In the past year, leading companies like Facebook, Deloitte, Netflix, and EY have entered into something of a work-life cold war, with bigger and better benefits for working parents as the weapon of choice. The prize: Millennial employees.
Many of these companies are gambling that providing more leave is an essential step in retaining Millennial talent, especially as they prepare for Boomer retirements and Millennials’ transition to parenting. But to retain talent today, employers are going to have to do more than just offer more parental leave.
Managed well -- and applied to the right work, social, and family contexts -- parental leave, flexibility, and other work-life benefits can greatly improve work and life. But managed poorly or incorrectly, these same programs can damage reputations and career prospects. This risk is especially high for early adopters of new benefits and workforce programs.
That’s a lot to lay at the feet of already overwhelmed working parents.
Having to manage increasingly complex webs of work-life options can be as overwhelming and anxiety provoking as trying to understand your Facebook privacy settings. This constant stream of information can cause decision paralysis for some. Unable to choose the right supports to suit their needs, these employees miss out completely on benefits that could truly help them. On the opposite end of the spectrum, a sense of obligation can set in for some. These employees feel compelled to make use of every benefit available, whether or not each is actually helpful.
Even when making choices deliberately, overwhelmed employees sometimes miscalculate what options would work best for their unique visions of personal and professional success. Or they may not know how to ask for the supports that fit their goals.
For overwhelmed working parents, benefits must come with guidance and support.
Our study, New Parents in Corporate America: Coaching for Success, found that working parents are weighed down by myriad concerns. And these concerns can’t be solved through corporate programs alone. Chief among these are:
- how supervisors and coworkers will view them if they break from traditional, work-first expectations;
- how to manage their reputations, time, and emotions; and
- how to navigate workplace, familial, and cultural expectations
Ultimately, the working parents on your workforce -- and, really, all employees -- need more than just new programs. They need help figuring out their work-life goals. And they need help using their employer's resources and programs to pursue those goals effectively. This is especially true for those in forward-thinking organizations who offer an array of ever-evolving supports.
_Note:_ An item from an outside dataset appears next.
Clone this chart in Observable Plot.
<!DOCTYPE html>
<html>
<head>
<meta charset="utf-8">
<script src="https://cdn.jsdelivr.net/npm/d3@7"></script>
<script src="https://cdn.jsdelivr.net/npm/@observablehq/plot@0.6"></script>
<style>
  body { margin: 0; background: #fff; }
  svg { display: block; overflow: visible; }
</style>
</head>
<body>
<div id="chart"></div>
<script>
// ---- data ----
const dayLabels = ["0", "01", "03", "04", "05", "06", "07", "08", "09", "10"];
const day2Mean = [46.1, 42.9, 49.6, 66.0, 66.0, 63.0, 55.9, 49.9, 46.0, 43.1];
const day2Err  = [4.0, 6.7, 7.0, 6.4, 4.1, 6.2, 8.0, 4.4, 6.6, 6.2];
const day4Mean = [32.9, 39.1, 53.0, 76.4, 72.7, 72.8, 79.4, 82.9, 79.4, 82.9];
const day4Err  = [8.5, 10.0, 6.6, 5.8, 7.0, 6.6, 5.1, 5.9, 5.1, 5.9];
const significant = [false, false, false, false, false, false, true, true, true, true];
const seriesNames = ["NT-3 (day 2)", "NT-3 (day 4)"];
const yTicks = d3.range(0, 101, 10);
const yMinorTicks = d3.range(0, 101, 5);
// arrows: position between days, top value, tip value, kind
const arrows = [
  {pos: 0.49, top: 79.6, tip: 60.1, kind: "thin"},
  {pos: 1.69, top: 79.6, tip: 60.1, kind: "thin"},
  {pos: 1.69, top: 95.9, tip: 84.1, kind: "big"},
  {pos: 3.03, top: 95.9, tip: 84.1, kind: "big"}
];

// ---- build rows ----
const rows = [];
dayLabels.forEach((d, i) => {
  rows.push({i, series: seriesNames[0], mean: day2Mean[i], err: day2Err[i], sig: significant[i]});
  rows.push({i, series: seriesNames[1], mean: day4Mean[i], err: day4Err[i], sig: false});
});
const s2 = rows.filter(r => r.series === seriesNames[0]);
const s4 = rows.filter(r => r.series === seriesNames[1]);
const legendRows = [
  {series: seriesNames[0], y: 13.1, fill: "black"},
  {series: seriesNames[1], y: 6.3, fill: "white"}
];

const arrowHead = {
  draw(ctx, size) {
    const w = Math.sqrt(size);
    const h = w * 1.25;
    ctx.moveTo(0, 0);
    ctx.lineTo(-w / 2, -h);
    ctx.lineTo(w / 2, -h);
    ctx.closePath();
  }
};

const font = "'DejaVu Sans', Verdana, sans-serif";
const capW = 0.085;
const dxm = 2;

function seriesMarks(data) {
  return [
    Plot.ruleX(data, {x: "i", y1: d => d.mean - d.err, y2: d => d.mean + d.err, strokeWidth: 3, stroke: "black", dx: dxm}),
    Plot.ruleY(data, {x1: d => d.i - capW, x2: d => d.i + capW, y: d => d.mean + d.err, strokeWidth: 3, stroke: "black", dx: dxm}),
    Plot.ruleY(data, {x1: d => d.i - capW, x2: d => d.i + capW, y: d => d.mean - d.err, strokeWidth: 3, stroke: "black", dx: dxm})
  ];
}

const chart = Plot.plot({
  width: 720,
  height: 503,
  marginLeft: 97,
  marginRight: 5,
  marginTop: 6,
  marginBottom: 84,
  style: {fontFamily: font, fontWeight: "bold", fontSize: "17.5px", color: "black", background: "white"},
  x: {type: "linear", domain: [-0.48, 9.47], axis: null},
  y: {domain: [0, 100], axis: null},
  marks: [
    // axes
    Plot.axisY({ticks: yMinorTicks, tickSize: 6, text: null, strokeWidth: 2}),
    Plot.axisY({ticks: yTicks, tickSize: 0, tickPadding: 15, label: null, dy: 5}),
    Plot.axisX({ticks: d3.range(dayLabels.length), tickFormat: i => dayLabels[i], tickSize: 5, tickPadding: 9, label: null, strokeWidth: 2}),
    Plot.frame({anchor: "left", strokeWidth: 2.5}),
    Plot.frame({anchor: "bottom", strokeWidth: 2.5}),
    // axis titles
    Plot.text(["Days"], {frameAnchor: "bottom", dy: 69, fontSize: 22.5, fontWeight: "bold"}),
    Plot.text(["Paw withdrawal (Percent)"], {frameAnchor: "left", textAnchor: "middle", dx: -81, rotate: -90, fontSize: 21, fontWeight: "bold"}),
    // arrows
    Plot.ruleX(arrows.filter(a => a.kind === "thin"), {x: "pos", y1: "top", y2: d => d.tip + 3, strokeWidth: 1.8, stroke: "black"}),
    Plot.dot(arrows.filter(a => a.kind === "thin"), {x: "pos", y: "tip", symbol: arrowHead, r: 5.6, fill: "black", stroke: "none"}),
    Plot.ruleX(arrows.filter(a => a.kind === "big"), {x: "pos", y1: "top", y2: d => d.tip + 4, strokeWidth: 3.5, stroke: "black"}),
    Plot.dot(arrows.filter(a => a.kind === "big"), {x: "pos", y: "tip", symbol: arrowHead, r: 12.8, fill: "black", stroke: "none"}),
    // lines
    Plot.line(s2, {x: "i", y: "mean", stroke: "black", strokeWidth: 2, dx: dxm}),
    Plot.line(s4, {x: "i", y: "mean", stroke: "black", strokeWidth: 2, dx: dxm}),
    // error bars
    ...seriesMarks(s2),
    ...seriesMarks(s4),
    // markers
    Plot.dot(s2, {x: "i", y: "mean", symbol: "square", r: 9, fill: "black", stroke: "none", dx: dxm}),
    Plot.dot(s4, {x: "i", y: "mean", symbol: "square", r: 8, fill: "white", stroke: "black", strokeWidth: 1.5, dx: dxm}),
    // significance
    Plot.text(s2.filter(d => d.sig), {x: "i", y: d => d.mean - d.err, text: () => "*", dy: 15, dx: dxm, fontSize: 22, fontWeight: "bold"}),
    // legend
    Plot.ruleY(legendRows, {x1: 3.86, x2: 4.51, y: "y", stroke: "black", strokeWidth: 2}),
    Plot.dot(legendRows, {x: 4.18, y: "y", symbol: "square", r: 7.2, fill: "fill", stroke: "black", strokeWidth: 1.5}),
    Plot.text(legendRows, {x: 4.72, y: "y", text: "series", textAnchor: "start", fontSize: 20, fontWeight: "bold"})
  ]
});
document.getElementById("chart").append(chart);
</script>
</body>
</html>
The traditional approach: Role models & mentors
Traditionally, organizations have turned to role models and mentors to provide the clarity their employees need as they navigate parenthood and their careers.
While these options have their merits, they also have flaws. For example, traditional role models show what’s been successful in the past. However, senior role models likely built their careers under very different circumstances than the junior employees looking up to them. Their experiences, while valuable, simply don’t resonate with younger generations faced with many more choices and tradeoffs.
On the other hand, mentors directly engage with their mentees to help them find their own way to success. Yet, as coworkers, mentors may be reluctant to share their trials and mistakes lest they somehow damage their own reputations as successful leaders. Presented with a sanitized vision of working parenthood, mentees may end up frustrated as they question why they struggle to find answers that seemingly came so easily to their mentor.
To truly help today’s work parents craft new approaches to work-life success, we need new methods that are dynamic and engaging, and that honestly reflect the issues people face in work and life today.
Learning circles: Peer-to-peer partnerships
In learning circles (virtual and in person), people share knowledge and reflect on problems and possible solutions together. Many learning circles are comprised of peer networks. By teaming participants up with people like themselves, learning circles allow people to engage with their challenges head-on together. There’s no outside “expert” who’s been there before, likely in a different time or place. This makes learning circles a great option for helping working parents navigate challenges at each stage of their experience, whereas more senior employee experiences simply don’t illuminate much about the challenges faced by modern parents now.
Yet, internal learning circles may still struggle with fears of too much disclosure if employees need to share exclusively with people in their own company. Also, without any expert facilitators, the circles are limited by the breadth of knowledge contained in the network—which will shift over time as members come and go, taking their insights and experiences with them.
Coaching: An action-oriented partnership
Coaching (one-on-one and group) is an action-oriented partnership between coach and employee. And it's often an employer's best change at long-term success. Leading employers like Deloitte, KPMG,Proskauer, and many others already utilize coaching programs as a tool to retain working parents and ease work-life stress.
Coaches help their clients develop customized strategies to achieve their unique personal and professional goals. Like role models and mentors, coaches provide insight culled from experience. But, as professionals trained in guiding clients, these insights are explicitly shaped by the employee’s context -- not the coach’s.
As external agents, one-on-one coaches can provide a safe place to share and get feedback on potentially embarrassing information. In group settings, coaches can constructively guide conversations and foster connections between employees who can learn from one another.
The main drawback to coaching is the cost of providing a coach to each employee; however under the right circumstances, the ROI could be significant
An employer’s best chance for long-term success
No program, advice or support is perfect, and employees may benefit from a variety of resources throughout their careers. Employers who want to support employees’ work-life journeys must not only provide a wealth of options but must also support their efforts to weave those options into a long-term strategy for success.